### [RECORDS PROVIDED]
--- START ---

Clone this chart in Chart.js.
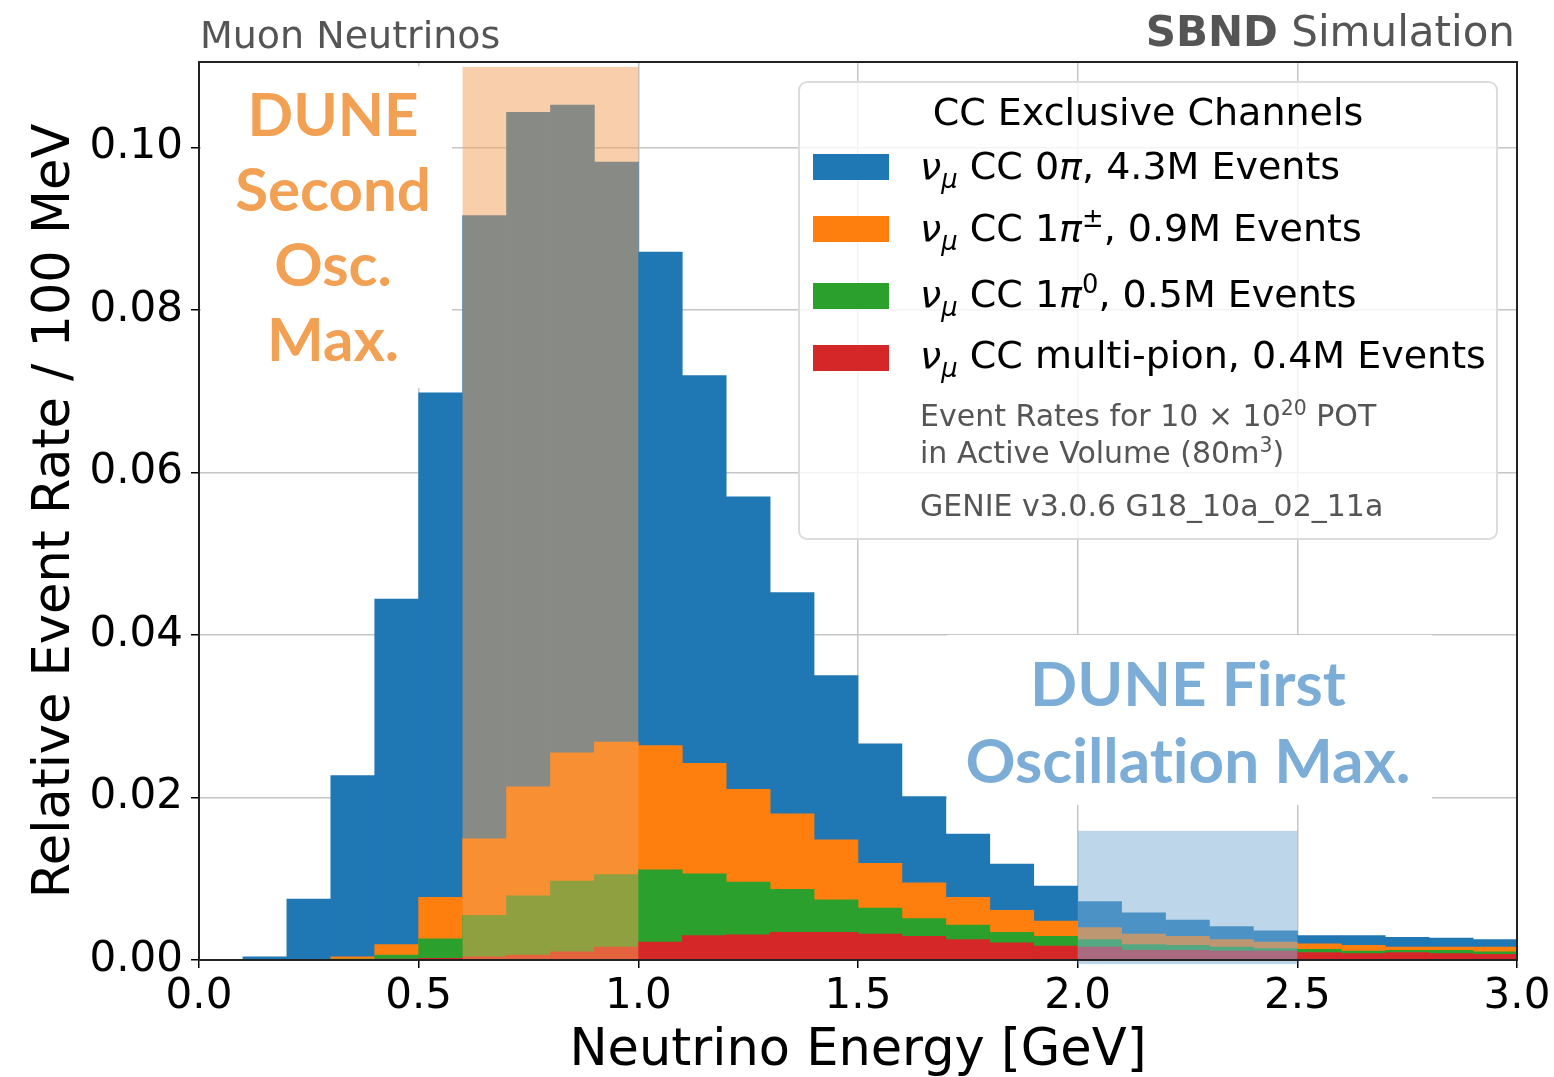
<!DOCTYPE html>
<html>
<head>
<meta charset="utf-8">
<script src="https://cdn.jsdelivr.net/npm/chart.js@4.4.0/dist/chart.umd.min.js"></script>
<style>
  html, body { margin: 0; padding: 0; background: #fff; }
  #wrap { position: relative; width: 1554px; height: 1077px; overflow: hidden; font-family: "DejaVu Sans", sans-serif; }
  #wrap canvas { position: absolute; left: 0; top: 0; }
  .txt { position: absolute; white-space: nowrap; line-height: 1; }
  .txt sup, .txt sub { line-height: 0; font-size: 68%; }
  .gray { color: #555; }
  .legend {
    position: absolute; left: 798px; top: 81px; width: 700px; height: 459px;
    box-sizing: border-box; border: 2px solid #dcdcdc; border-radius: 9px;
    background: rgba(255, 255, 255, 0.8);
  }
  .patch { position: absolute; left: 813px; width: 76px; height: 26px; }
  .entry { font-size: 38px; left: 920px; color: #000; }
  .note { font-size: 30px; left: 920px; }
  .bbox { position: absolute; background: #fff; }
  .osc { position: absolute; font-family: "Lato", sans-serif; font-weight: 700; text-align: center;
         white-space: nowrap; font-variant-ligatures: none; }
</style>
</head>
<body>
<div id="wrap">
  <canvas id="chart" width="1554" height="1077"></canvas>

  <div class="txt gray" style="left:200px; top:16px; font-size:38px;">Muon Neutrinos</div>
  <div class="txt gray" style="right:39px; top:11px; font-size:42px;"><b>SBND</b> Simulation</div>

  <div class="legend"></div>
  <div class="txt" style="left:1148px; top:93px; font-size:38px; transform:translateX(-50%);">CC Exclusive Channels</div>
  <div class="patch" style="top:154px; background:#1f77b4;"></div>
  <div class="patch" style="top:216px; background:#ff7f0e;"></div>
  <div class="patch" style="top:283px; background:#2ca02c;"></div>
  <div class="patch" style="top:345px; background:#d62728;"></div>
  <div class="txt entry" style="top:147px;"><i>ν</i><sub><i>μ</i></sub> CC 0<i>π</i>, 4.3M Events</div>
  <div class="txt entry" style="top:209px;"><i>ν</i><sub><i>μ</i></sub> CC 1<i>π</i><sup>±</sup>, 0.9M Events</div>
  <div class="txt entry" style="top:275px;"><i>ν</i><sub><i>μ</i></sub> CC 1<i>π</i><sup>0</sup>, 0.5M Events</div>
  <div class="txt entry" style="top:336px;"><i>ν</i><sub><i>μ</i></sub> CC multi-pion, 0.4M Events</div>
  <div class="txt note gray" style="top:401px;">Event Rates for 10 × 10<sup>20</sup> POT</div>
  <div class="txt note gray" style="top:438px;">in Active Volume (80m<sup>3</sup>)</div>
  <div class="txt note gray" style="top:491px;">GENIE v3.0.6 G18_10a_02_11a</div>

  <div class="bbox" style="left:201px; top:66px; width:251px; height:322px;"></div>
  <div class="osc" style="left:208px; top:76px; width:250px; font-size:60px; line-height:75px; color:#f2a154;">DUNE<br>Second<br>Osc.<br>Max.</div>

  <div class="bbox" style="left:947px; top:635px; width:485px; height:170px;"></div>
  <div class="osc" style="left:938px; top:644px; width:500px; font-size:62px; line-height:77px; color:#7badd6;">DUNE First<br>Oscillation Max.</div>
</div>

<script>
// bin centres, 100 MeV wide bins from 0 to 3 GeV
const energyBins = [0.05, 0.15, 0.25, 0.35, 0.45, 0.55, 0.65, 0.75, 0.85, 0.95,
                    1.05, 1.15, 1.25, 1.35, 1.45, 1.55, 1.65, 1.75, 1.85, 1.95,
                    2.05, 2.15, 2.25, 2.35, 2.45, 2.55, 2.65, 2.75, 2.85, 2.95];

// relative event rate per bin, as drawn (each channel drawn from zero)
const ccZeroPi = [0, 0.0004, 0.0075, 0.0227, 0.0444, 0.0698, 0.0916, 0.1043, 0.1052, 0.0982,
                  0.0871, 0.0719, 0.0570, 0.0452, 0.0350, 0.0266, 0.0201, 0.0155, 0.0118, 0.0091,
                  0.0072, 0.0058, 0.0049, 0.0041, 0.0036, 0.0030, 0.0030, 0.0028, 0.0027, 0.0025];
const ccOnePiCharged = [0, 0, 0, 0.0004, 0.0019, 0.0077, 0.0149, 0.0213, 0.0255, 0.0268,
                        0.0264, 0.0242, 0.0210, 0.0180, 0.0148, 0.0119, 0.0095, 0.0077, 0.0061, 0.0048,
                        0.0040, 0.0032, 0.0029, 0.0025, 0.0022, 0.0020, 0.0018, 0.0016, 0.0016, 0.0016];
const ccOnePiZero = [0, 0, 0, 0.0001, 0.0006, 0.0026, 0.0055, 0.0079, 0.0097, 0.0105,
                     0.0111, 0.0106, 0.0096, 0.0087, 0.0074, 0.0064, 0.0051, 0.0043, 0.0034, 0.0029,
                     0.0025, 0.0019, 0.0018, 0.0016, 0.0014, 0.0013, 0.0011, 0.0012, 0.0012, 0.0010];
const ccMultiPi = [0, 0, 0, 0, 0.0001, 0.0002, 0.0004, 0.0006, 0.0010, 0.0016,
                   0.0022, 0.0030, 0.0031, 0.0034, 0.0034, 0.0032, 0.0029, 0.0025, 0.0021, 0.0017,
                   0.0016, 0.0012, 0.0012, 0.0011, 0.0011, 0.0009, 0.0008, 0.0009, 0.0008, 0.0007];

const xTicks = [0, 0.5, 1.0, 1.5, 2.0, 2.5, 3.0];
const yTicks = [0, 0.02, 0.04, 0.06, 0.08, 0.10];

// shaded oscillation-maximum regions: [xFrom, xTo, yFrom, yTo]
const secondOscMax = [0.6, 1.0, 0, 0.1099];
const firstOscMax = [2.0, 2.5, -0.0005, 0.0159];

const toPoints = (vals) => energyBins.map((x, i) => ({ x: x, y: vals[i] }));

const bandsPlugin = {
    id: 'bands',
    afterDatasetsDraw(chart) {
        const { ctx, scales: { x, y } } = chart;
        const bands = [
            [secondOscMax, 'rgba(242,160,85,0.5)'],
            [firstOscMax, 'rgba(123,173,214,0.5)']
        ];
        ctx.save();
        bands.forEach(([b, color]) => {
            const x0 = x.getPixelForValue(b[0]), x1 = x.getPixelForValue(b[1]);
            const y0 = y.getPixelForValue(b[2]), y1 = y.getPixelForValue(b[3]);
            ctx.fillStyle = color;
            ctx.fillRect(x0, y1, x1 - x0, y0 - y1);
        });
        ctx.restore();
    }
};

const framePlugin = {
    id: 'frame',
    afterDraw(chart) {
        const { ctx, chartArea: a } = chart;
        ctx.save();
        ctx.strokeStyle = '#222';
        ctx.lineWidth = 2;
        ctx.strokeRect(a.left, a.top, a.right - a.left, a.bottom - a.top);
        ctx.restore();
    }
};

const gridStyle = { color: '#c6c6c6', lineWidth: 1.5, tickColor: '#000', tickLength: 8, tickWidth: 1.5, offset: false };
const tickFont = { family: 'DejaVu Sans', size: 42 };
const titleFont = { family: 'DejaVu Sans', size: 51 };

new Chart(document.getElementById('chart'), {
    type: 'bar',
    data: {
        datasets: [
            { label: 'CC 0pi', data: toPoints(ccZeroPi), backgroundColor: '#1f77b4', order: 4 },
            { label: 'CC 1pi+-', data: toPoints(ccOnePiCharged), backgroundColor: '#ff7f0e', order: 3 },
            { label: 'CC 1pi0', data: toPoints(ccOnePiZero), backgroundColor: '#2ca02c', order: 2 },
            { label: 'CC multi-pion', data: toPoints(ccMultiPi), backgroundColor: '#d62728', order: 1 }
        ]
    },
    options: {
        responsive: false,
        animation: false,
        layout: { padding: { left: 0, right: 37, top: 62, bottom: 0 } },
        plugins: { legend: { display: false }, tooltip: { enabled: false } },
        datasets: { bar: { grouped: false, categoryPercentage: 1, barPercentage: 1, borderWidth: 0 } },
        scales: {
            x: {
                type: 'linear', min: 0, max: 3, offset: false,
                grid: gridStyle,
                border: { display: false },
                ticks: { font: tickFont, color: '#000', padding: 4, maxRotation: 0, includeBounds: false,
                         callback: v => v.toFixed(1) },
                title: { display: true, text: 'Neutrino Energy [GeV]', font: { ...titleFont, lineHeight: 1.0 }, color: '#000', padding: 0 },
                afterBuildTicks: s => { s.ticks = xTicks.map(v => ({ value: v })); },
                afterFit: s => { s.height = 117; s.paddingLeft = 0; s.paddingRight = 0; }
            },
            y: {
                min: 0, max: 0.1105,
                grid: gridStyle,
                border: { display: false },
                ticks: { font: tickFont, color: '#000', padding: 8, includeBounds: false,
                         callback: v => v.toFixed(2) },
                title: { display: true, text: 'Relative Event Rate / 100 MeV', font: titleFont, color: '#000', padding: { top: 25 } },
                afterBuildTicks: s => { s.ticks = yTicks.map(v => ({ value: v })); },
                afterFit: s => { s.width = 199; s.paddingTop = 0; s.paddingBottom = 0; }
            }
        }
    },
    plugins: [bandsPlugin, framePlugin]
});
</script>
</body>
</html>
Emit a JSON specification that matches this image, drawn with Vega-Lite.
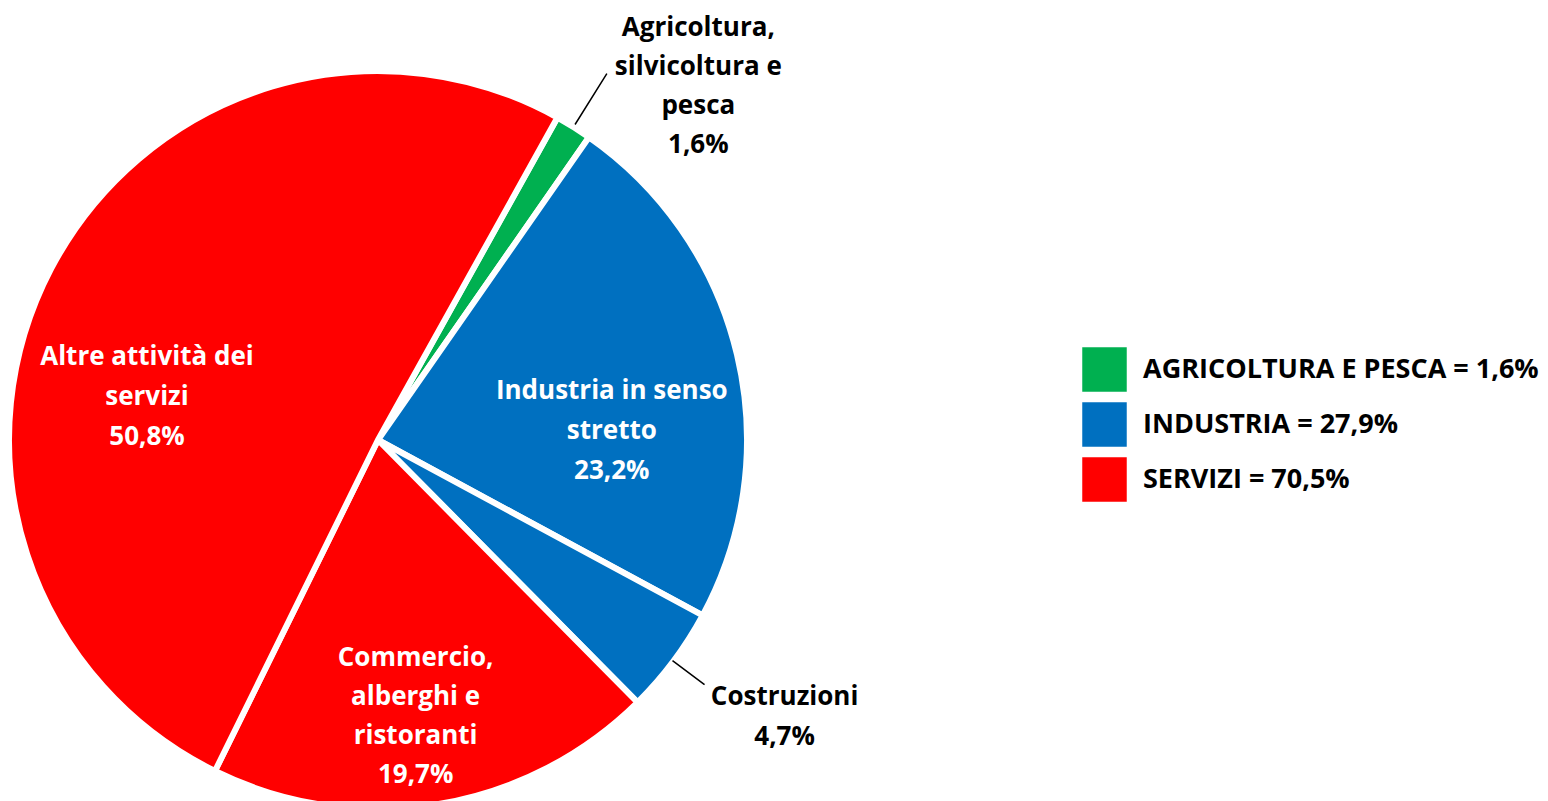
{
  "$schema": "https://vega.github.io/schema/vega-lite/v6.json",
  "autosize": {"type": "none"},
  "width": 756,
  "height": 720,
  "padding": {"left": 0, "top": 80, "right": 792, "bottom": 1},
  "background": "white",
  "config": {"view": {"stroke": null}, "font": "Open Sans"},
  "data": {"values": [
    {"name": "Agricoltura", "order": 1, "value": 1.6, "sector": "AGRICOLTURA E PESCA = 1,6%", "label": "Agricoltura,\nsilvicoltura e\npesca\n1,6%"},
    {"name": "Industria", "order": 2, "value": 23.2, "sector": "INDUSTRIA = 27,9%", "label": "Industria in senso\nstretto\n23,2%"},
    {"name": "Costruzioni", "order": 3, "value": 4.7, "sector": "INDUSTRIA = 27,9%", "label": "Costruzioni\n4,7%"},
    {"name": "Commercio", "order": 4, "value": 19.7, "sector": "SERVIZI = 70,5%", "label": "Commercio,\nalberghi e\nristoranti\n19,7%"},
    {"name": "Altre", "order": 5, "value": 50.8, "sector": "SERVIZI = 70,5%", "label": "Altre attività dei\nservizi\n50,8%"}
  ]},
  "encoding": {
    "theta": {"field": "value", "type": "quantitative", "stack": true, "scale": {"range": [0.508, 6.791]}},
    "order": {"field": "order", "type": "quantitative"}
  },
  "layer": [
    {
      "mark": {"type": "arc", "outerRadius": 369, "stroke": "white", "strokeWidth": 6},
      "encoding": {
        "color": {
          "field": "sector", "type": "nominal",
          "scale": {"domain": ["AGRICOLTURA E PESCA = 1,6%", "INDUSTRIA = 27,9%", "SERVIZI = 70,5%"], "range": ["#00B050", "#0070C0", "#FF0000"]},
          "legend": {
            "title": null, "orient": "none", "legendX": 1082, "legendY": 267,
            "symbolType": "square", "symbolSize": 1980, "symbolStrokeWidth": 0,
            "labelFont": "Open Sans", "labelFontSize": 27, "labelFontWeight": "bold", "labelColor": "black",
            "labelOffset": 16, "rowPadding": 10, "padding": 0, "labelLimit": 600
          }
        }
      }
    },
    {
      "mark": {"type": "arc", "outerRadius": 432, "innerRadius": 372, "padAngle": 1.5, "fill": null, "stroke": "black", "strokeWidth": 1.5},
      "encoding": {"strokeOpacity": {"condition": {"test": "datum.name === 'Agricoltura'", "value": 1}, "value": 0}}
    },
    {
      "mark": {"type": "arc", "outerRadius": 408, "innerRadius": 368, "padAngle": 1.5, "fill": null, "stroke": "black", "strokeWidth": 1.5},
      "encoding": {"strokeOpacity": {"condition": {"test": "datum.name === 'Costruzioni'", "value": 1}, "value": 0}}
    },
    {
      "mark": {"type": "text", "radius": 235, "thetaOffset": -0.298, "dy": -40, "lineBreak": "\n", "lineHeight": 40, "fontSize": 26, "fontWeight": "bold", "fill": "white", "align": "center", "baseline": "middle"},
      "encoding": {"text": {"condition": {"test": "datum.name === 'Altre'", "field": "label"}, "value": ""}}
    },
    {
      "mark": {"type": "text", "radius": 234, "thetaOffset": 0.193, "dy": -40, "lineBreak": "\n", "lineHeight": 40, "fontSize": 26, "fontWeight": "bold", "fill": "white", "align": "center", "baseline": "middle"},
      "encoding": {"text": {"condition": {"test": "datum.name === 'Industria'", "field": "label"}, "value": ""}}
    },
    {
      "mark": {"type": "text", "radius": 279, "thetaOffset": 0.026, "dy": -58, "lineBreak": "\n", "lineHeight": 39, "fontSize": 26, "fontWeight": "bold", "fill": "white", "align": "center", "baseline": "middle"},
      "encoding": {"text": {"condition": {"test": "datum.name === 'Commercio'", "field": "label"}, "value": ""}}
    },
    {
      "mark": {"type": "text", "radius": 477, "thetaOffset": 0.178, "dy": -59, "lineBreak": "\n", "lineHeight": 39, "fontSize": 26, "fontWeight": "bold", "fill": "black", "align": "center", "baseline": "middle"},
      "encoding": {"text": {"condition": {"test": "datum.name === 'Agricoltura'", "field": "label"}, "value": ""}}
    },
    {
      "mark": {"type": "text", "radius": 492, "thetaOffset": -0.045, "dy": -20, "lineBreak": "\n", "lineHeight": 40, "fontSize": 26, "fontWeight": "bold", "fill": "black", "align": "center", "baseline": "middle"},
      "encoding": {"text": {"condition": {"test": "datum.name === 'Costruzioni'", "field": "label"}, "value": ""}}
    }
  ]
}
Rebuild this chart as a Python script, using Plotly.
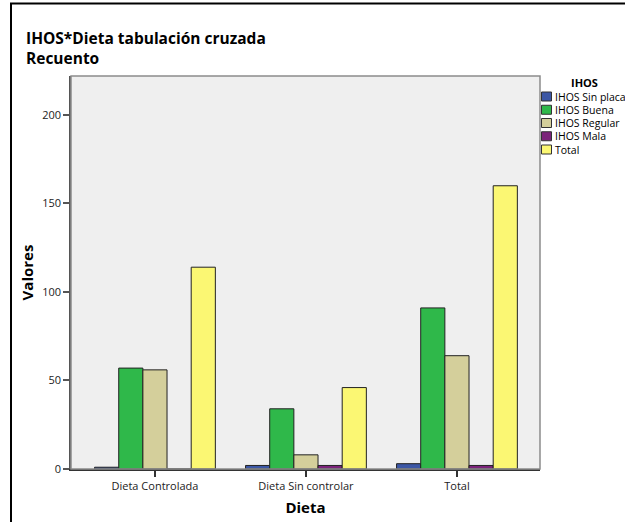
import plotly.graph_objects as go

# Cross-tabulation counts: IHOS category by diet group
categories = ["Dieta Controlada", "Dieta Sin controlar", "Total"]
series_names = ["IHOS Sin placa", "IHOS Buena", "IHOS Regular", "IHOS Mala", "Total"]
series_values = [
    [1, 2, 3],
    [57, 34, 91],
    [56, 8, 64],
    [0, 2, 2],
    [114, 46, 160],
]
series_colors = ["#3c57a5", "#2fb84a", "#d4cf9b", "#7b237a", "#fbf773"]
y_ticks = [0, 50, 100, 150, 200]

W, H = 625, 522
ML, MR, MT, MB = 71, 85, 76, 53
PW, PH = W - ML - MR, H - MT - MB

def px_x(x):
    return (x - ML) / PW

def px_y(y):
    return (H - MB - y) / PH

FONT = "Open Sans"

fig = go.Figure()
for name, vals, col in zip(series_names, series_values, series_colors):
    fig.add_trace(go.Bar(
        x=categories, y=vals, name=name,
        marker=dict(color=col, line=dict(color="#222222", width=1)),
        showlegend=False,
    ))

shapes = [
    # plot frame
    dict(type="rect", xref="paper", yref="paper", x0=0, y0=0, x1=1, y1=1,
         line=dict(color="#8c8c8c", width=1.5), layer="above"),
    # outer border of the output panel
    dict(type="line", xref="paper", yref="paper", x0=px_x(11), x1=px_x(11),
         y0=px_y(3), y1=px_y(530), line=dict(color="black", width=2)),
    dict(type="line", xref="paper", yref="paper", x0=px_x(10), x1=px_x(640),
         y0=px_y(3.5), y1=px_y(3.5), line=dict(color="black", width=2)),
]

annotations = [
    dict(text="<b>IHOS*Dieta tabulación cruzada</b><br><b>Recuento</b>",
         xref="paper", yref="paper", align="left",
         x=px_x(24), y=px_y(48), xanchor="left", yanchor="middle", showarrow=False,
         font=dict(family=FONT, size=15.5, color="black")),
    dict(text="<b>IHOS</b>", xref="paper", yref="paper",
         x=px_x(584), y=px_y(82), xanchor="center", yanchor="middle", showarrow=False,
         font=dict(family=FONT, size=11, color="black")),
]

# Hand-placed legend
for i, (name, col) in enumerate(zip(series_names, series_colors)):
    cy = 96.5 + i * 13.25
    shapes.append(dict(type="rect", xref="paper", yref="paper",
                       x0=px_x(541.5), x1=px_x(551.5), y0=px_y(cy - 4.5), y1=px_y(cy + 4.5),
                       fillcolor=col, line=dict(color="#333333", width=1)))
    annotations.append(dict(text=name, xref="paper", yref="paper",
                            x=px_x(553), y=px_y(cy), xanchor="left", yanchor="middle",
                            showarrow=False, font=dict(family=FONT, size=10.5, color="black")))

fig.update_layout(
    width=W, height=H,
    margin=dict(l=ML, r=MR, t=MT, b=MB, autoexpand=False),
    paper_bgcolor="white", plot_bgcolor="#efefef",
    barmode="group", bargap=0.2, bargroupgap=0,
    font=dict(family=FONT, size=11, color="#222222"),
    shapes=shapes, annotations=annotations,
    xaxis=dict(
        range=[-0.556, 2.55], showgrid=False, zeroline=False,
        showline=True, linecolor="#333333", linewidth=1.5,
        ticks="outside", ticklen=6, tickcolor="#333333", tickwidth=1.5,
        tickfont=dict(family=FONT, size=11, color="#222222"),
        title=dict(text="<b>Dieta</b>", font=dict(family=FONT, size=15, color="black"),
                   standoff=11),
    ),
    yaxis=dict(
        range=[0, 222], showgrid=False, zeroline=False,
        tickvals=y_ticks,
        showline=True, linecolor="#555555", linewidth=1.5,
        ticks="outside", ticklen=6, tickcolor="#555555", tickwidth=1.5,
        tickfont=dict(family=FONT, size=11, color="#222222"),
        title=dict(text="<b>Valores</b>", font=dict(family=FONT, size=15, color="black"),
                   standoff=5),
    ),
)

fig.write_html("out.html")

--- END ---

### [TASK TO CARRY OUT]
Identify all lines in the records above with the word "chart".

### [RESULT OF THE TASK]
Clone this chart in Chart.js.
<script src="https://cdn.jsdelivr.net/npm/chart.js@4.4.0/dist/chart.umd.min.js"></script>
  <canvas id="chart" width="1554" height="1077"></canvas>
    afterDatasetsDraw(chart) {
        const { ctx, scales: { x, y } } = chart;
    afterDraw(chart) {
        const { ctx, chartArea: a } = chart;
new Chart(document.getElementById('chart'), {
Rebuild this chart as a Python script, using Plotly.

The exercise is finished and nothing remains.